El eclipse que sufre hoy el gregoriano en la liturgia no es el primero en la historia, ya que, como es sabido, fue mérito de otro gran papa, San Pío X, promover la restauración del mismo (a través del motu proprio Tra le sollicitudine, del 22-IX-1903), tarea en la que contó con el auxilio de la ímproba labor de los monjes de la abadía de Solesmes, iniciándose así un feliz período de esplendor del gregoriano, después de un letargo de varios siglos. Este esplendor, con todo, no fue lo bastante prolongado, dado que a partir del Vaticano II la tendencia desacralizadora que ha azolado la vida litúrgica de la Iglesia hizo del canto gregoriano uno de sus blancos predilectos de destrucción, pese a la expresa indicación del Concilio en sentido contrario. “La Iglesia reconoce el canto gregoriano como el propio de la liturgia romana”, dice, en efecto, la constitución Sacrosanctum Concilium; “en igualdad de circunstancias, por tanto, hay que darle el primer lugar en las acciones litúrgicas” (n. 116). Estas y otras intervenciones magisteriales, sin embargo, apenas si han sido oídas, como consecuencia de lo cual el gregoriano, caído en un desuso generalizado, se mantiene vigente solo en ámbitos muy reducidos del cuerpo eclesial.
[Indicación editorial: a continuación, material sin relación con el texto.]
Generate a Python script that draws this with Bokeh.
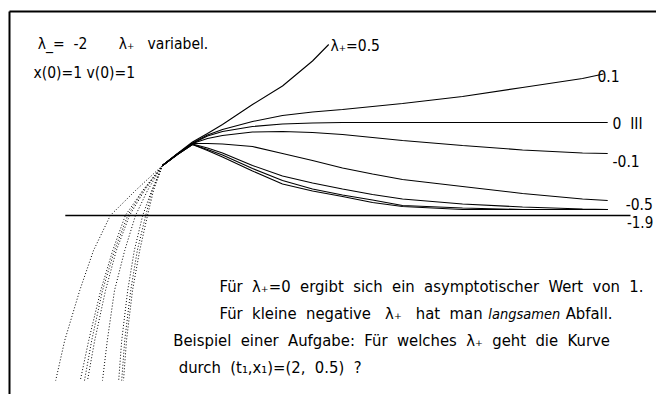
from bokeh.plotting import figure
from bokeh.models import Range1d, Label
from bokeh.embed import file_html
from bokeh.resources import INLINE

# Solutions x(t) for lambda_- = -2 and several lambda_+, x(0)=1, v(0)=1
lam_labels = ["0.5", "0.1", "0", "-0.1", "-0.5", "-1", "-1.5", "-1.9"]

# t >= 0 branch (solid)
t_pos = [0, 0.25, 0.5, 0.75, 1.0, 1.5, 2.0, 2.5, 3.0, 3.5, 4.0, 5.0, 6.0, 7.0, 7.42]
t_pos_p05 = [0, 0.25, 0.5, 0.75, 1.0, 1.5, 2.0, 2.5, 2.77]
t_pos_p01 = [0, 0.25, 0.5, 0.75, 1.0, 1.5, 2.0, 2.5, 3.0, 3.5, 4.0, 5.0, 6.0, 7.0, 7.35]
x_pos_p05 = [1.0, 1.24, 1.47, 1.64, 1.82, 2.22, 2.59, 3.09, 3.42]
x_pos_p01 = [1.0, 1.23, 1.45, 1.61, 1.72, 1.88, 2.00, 2.07, 2.12, 2.18, 2.24, 2.38, 2.56, 2.74, 2.83]
x_pos_0 = [1.0, 1.23, 1.44, 1.59, 1.68, 1.78, 1.83, 1.85, 1.86, 1.86, 1.86, 1.86, 1.86, 1.86, 1.86]
x_pos_m01 = [1.0, 1.23, 1.44, 1.54, 1.60, 1.67, 1.68, 1.66, 1.62, 1.56, 1.50, 1.40, 1.31, 1.25, 1.24]
x_pos_m05 = [1.0, 1.23, 1.44, 1.44, 1.43, 1.38, 1.24, 1.10, 0.95, 0.83, 0.72, 0.58, 0.44, 0.33, 0.30]
x_pos_m10 = [1.0, 1.23, 1.43, 1.35, 1.25, 1.00, 0.79, 0.65, 0.53, 0.42, 0.33, 0.23, 0.17, 0.13, 0.12]
x_pos_m15 = [1.0, 1.22, 1.42, 1.32, 1.21, 0.94, 0.70, 0.53, 0.41, 0.31, 0.20, 0.15, 0.12, 0.12, 0.12]
x_pos_m19 = [1.0, 1.22, 1.42, 1.30, 1.17, 0.89, 0.63, 0.49, 0.38, 0.26, 0.18, 0.12, 0.12, 0.12, 0.12]

# t <= 0 branch (dotted), sampled at common x levels
x_neg = [1.0, 0.5, 0.0, -0.7, -1.5, -2.5, -3.3]
t_neg_p05 = [0, -0.45, -0.87, -1.15, -1.38, -1.63, -1.78]
t_neg_p01 = [0, -0.33, -0.62, -0.83, -1.03, -1.23, -1.37]
t_neg_0 = [0, -0.32, -0.58, -0.80, -1.00, -1.18, -1.30]
t_neg_m01 = [0, -0.30, -0.55, -0.77, -0.95, -1.13, -1.25]
t_neg_m05 = [0, -0.25, -0.45, -0.63, -0.80, -0.92, -1.00]
t_neg_m10 = [0, -0.18, -0.33, -0.47, -0.58, -0.68, -0.73]
t_neg_m15 = [0, -0.17, -0.28, -0.42, -0.53, -0.63, -0.68]
t_neg_m19 = [0, -0.15, -0.25, -0.38, -0.50, -0.60, -0.65]

solid = [
    (t_pos_p05, x_pos_p05), (t_pos_p01, x_pos_p01), (t_pos, x_pos_0), (t_pos, x_pos_m01),
    (t_pos, x_pos_m05), (t_pos, x_pos_m10), (t_pos, x_pos_m15), (t_pos, x_pos_m19),
]
dotted = [t_neg_p05, t_neg_p01, t_neg_0, t_neg_m01, t_neg_m05, t_neg_m10, t_neg_m15, t_neg_m19]

# t axis (x = 0) extent
axis_t = [-1.62, 7.8]
axis_x = [0, 0]

FONT = "'Liberation Sans Narrow', 'DejaVu Sans Condensed', 'Liberation Sans', sans-serif"
SP = "\u00a0"

p = figure(width=656, height=394, output_backend="svg", toolbar_location=None,
           x_range=Range1d(-2.7, 8.2333), y_range=Range1d(-3.58, 4.3),
           min_border=0, outline_line_color=None, background_fill_color="white")
p.axis.visible = False
p.grid.visible = False

# frame lines (top and left)
p.line([-2.55, 8.3], [4.08, 4.08], line_color="black", line_width=2)
p.line([-2.55, -2.55], [4.08, -3.7], line_color="black", line_width=2)

p.line(axis_t, axis_x, line_color="black", line_width=1.5)

for (ts, xs), tn in zip(solid, dotted):
    p.line(ts, xs, line_color="black", line_width=1.1)
    p.line(tn, x_neg, line_color="black", line_width=1, line_dash="1 2")


def label(x, y, text, size="15.5px", style="normal", align="left"):
    p.add_layout(Label(x=x, y=y, text=text, text_font=FONT, text_font_size=size,
                       text_font_style=style, text_baseline="middle", text_align=align,
                       text_color="black"))


label(-2.08, 3.44, "λ_=" + SP * 2 + "-2")
label(-0.73, 3.44, "λ₊" + SP * 3 + "variabel.")
label(-2.15, 2.86, "x(0)=1" + SP + "v(0)=1")

label(2.8, 3.40, "λ₊=0.5")
label(7.25, 2.80, "0.1")
label(7.5, 1.84, "0" + SP * 2 + "III")
label(7.5, 1.10, "-0.1")
label(7.72, 0.24, "-0.5")
label(7.74, -0.12, "-1.9", size="15px")

BS = "16.5px"
S2 = SP * 2
S3 = SP * 3
label(0.95, -1.42, S2.join(["Für", "λ₊=0", "ergibt", "sich", "ein", "asymptotischer", "Wert", "von", "1."]), BS)
label(0.95, -1.96, "Für" + S2 + "kleine" + S2 + "negative" + S3 + "λ₊" + S3 + "hat" + S2 + "man", BS)
label(5.43, -1.96, "langsamen", "14.5px", style="italic")
label(6.72, -1.96, "Abfall.", BS)
label(0.18, -2.50, S2.join(["Beispiel", "einer", "Aufgabe:", "Für", "welches", "λ₊", "geht", "die", "Kurve"]), BS)
label(0.27, -3.04, "durch" + S2 + "(t₁,x₁)=(2," + S2 + "0.5)" + S2 + "?", BS)

open("out.html", "w").write(file_html(p, INLINE))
A modo de conclusión, transcribimos el denso parágrafo con el que el papa San Pío X abriera la instrucción acerca de la música sagrada contenida en el motu proprio antes citado, y que constituye una perfecta y sintética exposición de principios en la materia:
“Como parte integrante de la liturgia solemne la música sagrada tiende a su mismo fin, el cual consiste en la gloria de Dios y la santificación y edificación de los fieles. La música contribuye a aumentar el decoro y esplendor de las solemnidades religiosas, y así como su oficio principal consiste en revestir de adecuadas melodías el texto litúrgico que se propone a la consideración de los fieles, de igual manera su propio fin consiste en añadir más eficacia al texto mismo, para que por tal medio se excite más la devoción de los fieles y se preparen mejor a recibir los frutos de la gracia, propios de la celebración de los sagrados misterios” (n. 1).